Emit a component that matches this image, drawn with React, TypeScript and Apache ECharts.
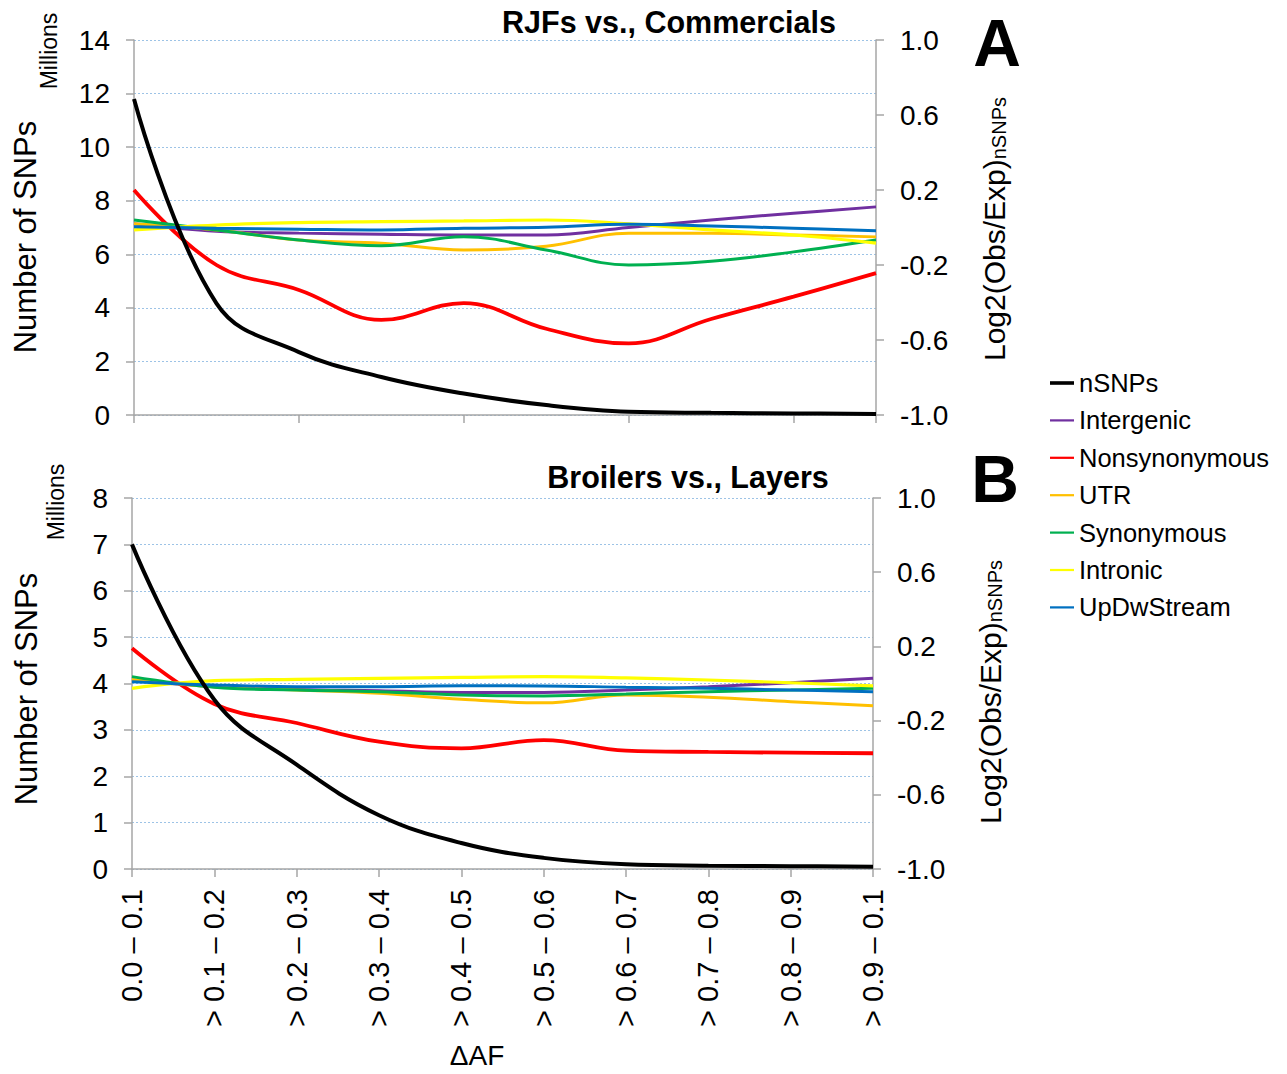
import React, { useEffect, useRef } from "react";
import * as echarts from "echarts";

const categories = [
  "0.0 – 0.1",
  "> 0.1 – 0.2",
  "> 0.2 – 0.3",
  "> 0.3 – 0.4",
  "> 0.4 – 0.5",
  "> 0.5 – 0.6",
  "> 0.6 – 0.7",
  "> 0.7 – 0.8",
  "> 0.8 – 0.9",
  "> 0.9 – 0.1",
];

const seriesNames = ["nSNPs", "Intergenic", "Nonsynonymous", "UTR", "Synonymous", "Intronic", "UpDwStream"];
const seriesColors = ["#000000", "#7030a0", "#ff0000", "#ffc000", "#00b050", "#ffff00", "#0070c0"];
const seriesWidths = [4, 3, 3.8, 3, 3, 3.2, 3];

// Panel A: RJFs vs. Commercials (nSNPs in millions, others log2 ratio)
const nSNPsA = [11.8, 4.17, 2.35, 1.42, 0.8, 0.37, 0.12, 0.08, 0.06, 0.04];
const intergenicA = [0.02, -0.02, -0.03, -0.036, -0.04, -0.04, 0.0, 0.04, 0.076, 0.11];
const nonsynA = [0.2, -0.2, -0.333, -0.493, -0.403, -0.54, -0.618, -0.488, -0.369, -0.243];
const utrA = [0.02, -0.013, -0.067, -0.084, -0.12, -0.1, -0.03, -0.03, -0.04, -0.05];
const synA = [0.04, -0.013, -0.067, -0.097, -0.049, -0.12, -0.2, -0.18, -0.13, -0.067];
const intronicA = [-0.013, 0.013, 0.026, 0.031, 0.035, 0.04, 0.019, -0.013, -0.04, -0.083];
const updwA = [0.004, -0.004, -0.009, -0.013, -0.004, 0.001, 0.017, 0.008, -0.004, -0.017];

// Panel B: Broilers vs. Layers
const nSNPsB = [7.0, 3.65, 2.25, 1.16, 0.56, 0.24, 0.1, 0.07, 0.06, 0.05];
const intergenicB = [0.019, -0.017, -0.032, -0.039, -0.048, -0.048, -0.035, -0.017, 0.004, 0.028];
const nonsynB = [0.19, -0.11, -0.213, -0.314, -0.35, -0.305, -0.362, -0.369, -0.373, -0.376];
const utrB = [0.022, -0.017, -0.035, -0.053, -0.085, -0.104, -0.062, -0.074, -0.098, -0.12];
const synB = [0.037, -0.02, -0.035, -0.044, -0.062, -0.067, -0.057, -0.044, -0.035, -0.026];
const intronicB = [-0.026, 0.015, 0.022, 0.028, 0.033, 0.037, 0.03, 0.019, 0.004, -0.013];
const updwB = [0.01, -0.008, -0.017, -0.017, -0.012, -0.013, -0.02, -0.026, -0.035, -0.044];

const panelA = [nSNPsA, intergenicA, nonsynA, utrA, synA, intronicA, updwA];
const panelB = [nSNPsB, intergenicB, nonsynB, utrB, synB, intronicB, updwB];

const leftTicksA = { min: 0, max: 14, interval: 2 };
const leftTicksB = { min: 0, max: 8, interval: 1 };
const rightTicks = { min: -1, max: 1, interval: 0.4 };

const FONT = "'Liberation Sans', Arial, sans-serif";
const AXIS_GREY = "#a6a6a6";

export default function App() {
  const ref = useRef<HTMLDivElement>(null);

  useEffect(() => {
    if (!ref.current) return;
    const chart = echarts.init(ref.current, undefined, { renderer: "svg" });

    const baseX = (gridIndex: number, showLabels: boolean, tickInterval: number) => ({
      type: "category",
      gridIndex,
      data: categories,
      boundaryGap: false,
      axisLine: { show: true, lineStyle: { color: AXIS_GREY, width: 1.5 } },
      axisTick: { show: true, interval: tickInterval, length: 8, lineStyle: { color: AXIS_GREY, width: 1.5 } },
      axisLabel: {
        show: showLabels,
        interval: 0,
        rotate: 90,
        margin: 20,
        fontSize: 29,
        color: "#000",
        fontFamily: FONT,
      },
      splitLine: { show: false },
    });

    const leftY = (gridIndex: number, t: { min: number; max: number; interval: number }) => ({
      type: "value",
      gridIndex,
      position: "left",
      min: t.min,
      max: t.max,
      interval: t.interval,
      axisLine: { show: true, lineStyle: { color: AXIS_GREY, width: 1.5 } },
      axisTick: { show: true, length: 8, lineStyle: { color: AXIS_GREY, width: 1.5 } },
      axisLabel: { fontSize: 28, color: "#000", fontFamily: FONT, margin: 24 },
      splitLine: { show: true, lineStyle: { color: "#9dc3e6", type: [2, 2], width: 1 } },
    });

    const rightY = (gridIndex: number) => ({
      type: "value",
      gridIndex,
      position: "right",
      min: rightTicks.min,
      max: rightTicks.max,
      interval: rightTicks.interval,
      axisLine: { show: true, lineStyle: { color: AXIS_GREY, width: 1.5 } },
      axisTick: { show: true, length: 8, lineStyle: { color: AXIS_GREY, width: 1.5 } },
      axisLabel: {
        fontSize: 28,
        color: "#000",
        fontFamily: FONT,
        margin: 24,
        formatter: (v: number) => v.toFixed(1),
      },
      splitLine: { show: false },
    });

    const makeSeries = (panel: number[][], gridIdx: number) =>
      panel.map((vals, i) => ({
        name: seriesNames[i],
        type: "line",
        xAxisIndex: gridIdx,
        yAxisIndex: gridIdx * 2 + (i === 0 ? 0 : 1),
        data: vals,
        smooth: 0.4,
        symbol: "none",
        showSymbol: false,
        z: i === 0 ? 3 : 2,
        lineStyle: { color: seriesColors[i], width: seriesWidths[i] },
        itemStyle: { color: seriesColors[i] },
      }));

    const richName = {
      a: { fontSize: 30, fontFamily: FONT, color: "#000", lineHeight: 34, verticalAlign: "bottom" },
      b: { fontSize: 20, fontFamily: FONT, color: "#000", lineHeight: 12, verticalAlign: "bottom" },
    };

    const option = {
      animation: false,
      backgroundColor: "#ffffff",
      textStyle: { fontFamily: FONT },
      grid: [
        { left: 134, top: 40, width: 742, height: 375 },
        { left: 132, top: 498, width: 741, height: 371 },
      ],
      xAxis: [baseX(0, false, 1), baseX(1, true, 0)],
      yAxis: [leftY(0, leftTicksA), rightY(0), leftY(1, leftTicksB), rightY(1)],
      legend: {
        orient: "vertical",
        left: 1050,
        top: 370,
        padding: 0,
        itemWidth: 24,
        itemHeight: 14,
        itemGap: 11.4,
        selectedMode: false,
        textStyle: { fontSize: 25.5, color: "#000", fontFamily: FONT, lineHeight: 26 },
        data: seriesNames.map((n, i) => ({
          name: n,
          icon: i === 0 ? "path://M0,0 H28 V4.2 H0 Z" : "path://M0,0 H28 V2.6 H0 Z",
          itemStyle: { color: seriesColors[i] },
        })),
      },
      series: [...makeSeries(panelA, 0), ...makeSeries(panelB, 1)],
      graphic: [
        {
          type: "text",
          x: 669,
          y: 22,
          style: { text: "RJFs vs., Commercials", font: `bold 30.5px ${FONT}`, fill: "#000", textAlign: "center", textVerticalAlign: "middle" },
        },
        {
          type: "text",
          x: 688,
          y: 477,
          style: { text: "Broilers vs., Layers", font: `bold 30.5px ${FONT}`, fill: "#000", textAlign: "center", textVerticalAlign: "middle" },
        },
        {
          type: "text",
          x: 997,
          y: 43,
          style: { text: "A", font: `bold 66px ${FONT}`, fill: "#000", textAlign: "center", textVerticalAlign: "middle" },
        },
        {
          type: "text",
          x: 995,
          y: 479,
          style: { text: "B", font: `bold 66px ${FONT}`, fill: "#000", textAlign: "center", textVerticalAlign: "middle" },
        },
        {
          type: "text",
          x: 49,
          y: 51,
          rotation: Math.PI / 2,
          style: { text: "Millions", font: `23px ${FONT}`, fill: "#000", textAlign: "center", textVerticalAlign: "middle" },
        },
        {
          type: "text",
          x: 56,
          y: 502,
          rotation: Math.PI / 2,
          style: { text: "Millions", font: `23px ${FONT}`, fill: "#000", textAlign: "center", textVerticalAlign: "middle" },
        },
        {
          type: "text",
          x: 25,
          y: 237,
          rotation: Math.PI / 2,
          style: { text: "Number of SNPs", font: `31px ${FONT}`, fill: "#000", textAlign: "center", textVerticalAlign: "middle" },
        },
        {
          type: "text",
          x: 26,
          y: 689,
          rotation: Math.PI / 2,
          style: { text: "Number of SNPs", font: `31px ${FONT}`, fill: "#000", textAlign: "center", textVerticalAlign: "middle" },
        },
        {
          type: "text",
          x: 992,
          y: 229,
          rotation: Math.PI / 2,
          style: {
            text: "{a|Log2(Obs/Exp)}{b|nSNPs}",
            rich: richName,
            textAlign: "center",
            textVerticalAlign: "middle",
          },
        },
        {
          type: "text",
          x: 988,
          y: 692,
          rotation: Math.PI / 2,
          style: {
            text: "{a|Log2(Obs/Exp)}{b|nSNPs}",
            rich: richName,
            textAlign: "center",
            textVerticalAlign: "middle",
          },
        },
        {
          type: "text",
          x: 477,
          y: 1055,
          style: { text: "ΔAF", font: `28px ${FONT}`, fill: "#000", textAlign: "center", textVerticalAlign: "middle" },
        },
      ],
    };

    chart.setOption(option as any);
    return () => chart.dispose();
  }, []);

  return (
    <div
      ref={ref}
      style={{ position: "absolute", left: 0, top: 0, width: 1287, height: 1074, background: "#fff" }}
    />
  );
}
.....
◆ OBJECTIVE ◆
Leave out the pictures and repeat exactly the lines from the start of the material through the line that contains "0.008, -0.004, -0.017];", both included.

◆ EXERCISE SOLUTION ◆
Emit a component that matches this image, drawn with React, TypeScript and Apache ECharts.
import React, { useEffect, useRef } from "react";
import * as echarts from "echarts";

const categories = [
  "0.0 – 0.1",
  "> 0.1 – 0.2",
  "> 0.2 – 0.3",
  "> 0.3 – 0.4",
  "> 0.4 – 0.5",
  "> 0.5 – 0.6",
  "> 0.6 – 0.7",
  "> 0.7 – 0.8",
  "> 0.8 – 0.9",
  "> 0.9 – 0.1",
];

const seriesNames = ["nSNPs", "Intergenic", "Nonsynonymous", "UTR", "Synonymous", "Intronic", "UpDwStream"];
const seriesColors = ["#000000", "#7030a0", "#ff0000", "#ffc000", "#00b050", "#ffff00", "#0070c0"];
const seriesWidths = [4, 3, 3.8, 3, 3, 3.2, 3];

// Panel A: RJFs vs. Commercials (nSNPs in millions, others log2 ratio)
const nSNPsA = [11.8, 4.17, 2.35, 1.42, 0.8, 0.37, 0.12, 0.08, 0.06, 0.04];
const intergenicA = [0.02, -0.02, -0.03, -0.036, -0.04, -0.04, 0.0, 0.04, 0.076, 0.11];
const nonsynA = [0.2, -0.2, -0.333, -0.493, -0.403, -0.54, -0.618, -0.488, -0.369, -0.243];
const utrA = [0.02, -0.013, -0.067, -0.084, -0.12, -0.1, -0.03, -0.03, -0.04, -0.05];
const synA = [0.04, -0.013, -0.067, -0.097, -0.049, -0.12, -0.2, -0.18, -0.13, -0.067];
const intronicA = [-0.013, 0.013, 0.026, 0.031, 0.035, 0.04, 0.019, -0.013, -0.04, -0.083];
const updwA = [0.004, -0.004, -0.009, -0.013, -0.004, 0.001, 0.017, 0.008, -0.004, -0.017];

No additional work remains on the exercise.